CEOs need to take responsibility for the impact their companies have on society, he says. This wasn’t the case when he first entered the culture of Silicon Valley.
“When you think of yourself as a platform, you don't think of yourself as taking as much responsibility,” he says. “I think we in the industry have had to learn sometimes the hard way that we have to continue to take more responsibility for activity on our platform.”
To try to keep the company accountable to all people impacted by the platform, Airbnb has adopted a set of “21st-century principles.” These corporate governance guidelines aim to help the platform strengthen the communities it serves and rectify any negative impacts, he says.
For example, the company has made agreements with hundreds of cities around the world that often include taxes, he says. Airbnb collected $2 billion in hotel occupancy tax in 2019.
“We want to be responsible,” he says. “And if there are negative impacts that our community is having, we want to remediate that situation.”
Historically, CEOs of public companies are supposed to serve shareholders — but Chesky says people expect that business leaders are also accountable to customers, other stakeholders and issues such as sustainability.
Beyond thinking about investors, CEOs need to consider how their companies impact the world, he says.

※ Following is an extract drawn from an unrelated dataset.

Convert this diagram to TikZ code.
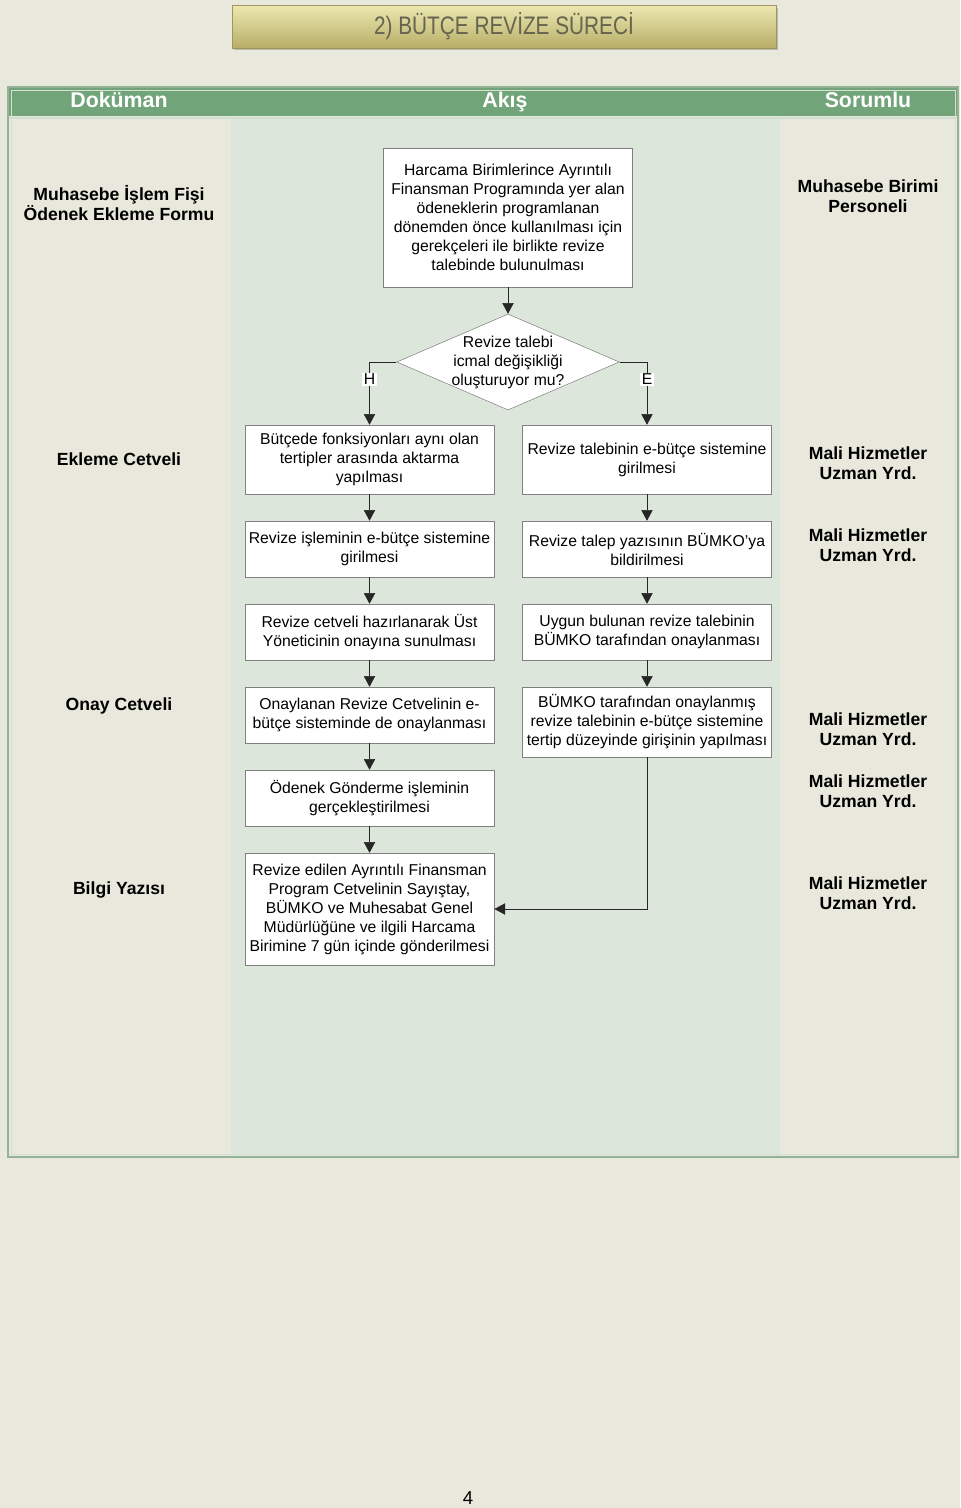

“Frankly, what I would say is the best thing for shareholders are companies that society wants to exist,” he says. “Society is not going to want companies to exist if they don't think they actually are taking them into consideration.”
The company started to enact these principles by defining its various stakeholders — guests, hosts, communities the platform operates in, employees and shareholders. The next steps are establishing what to do to serve them and then, most importantly, measuring how the company impacts each party, he says.
Airbnb created a new committee at the board level dedicated to overseeing the company’s commitments to these stakeholders, he says. The Stakeholder Committee will be chaired by Belinda Johnson, who now serves as chief operating officer.
To address concerns from non-white customers, the company is partnering with the NAACP to combat racial discrimination on the platform after black users posted about their experiences under #AirbnbWhileBlack.
In response, the company started asking members to attest that they won’t discriminate against other users when they first sign up — a move which Chesky says sparked thousands of angry emails and people deleting their accounts.
Working with civil rights groups like the NAACP to develop a multi-year plan to reduce bias and discrimination on the platform resulted in changes like not showing guests’ photos to hosts in conversations about bookings, he says. For people who feel discriminated against, the company created a hotline they can call to connect with an agent who will help find a suitable place to stay.
“Our core belief is that we want to help bring people together and make them feel like they can belong in communities all over the world,” he says. “Discrimination is an obstacle to belonging.”
After the Halloween shooting, the company announced plans to verify every listing, host and guest. Chesky hopes to accomplish this by asking users to leave reviews — which 70% of guests already do — and building a team of people to do remote inspections.
Few tech companies have attempted to verify the information on a platform, he says. This is a first in the travel industry, but more importantly, Chesky believes it speaks to broader conversations happening in tech.
“Tech companies are shifting from being open platforms to taking more responsibility for what's on their platform,” he says. “This is something that I wish we did more of sooner, but I'm happy we're doing what we're doing now.”
This segment aired on February 12, 2020.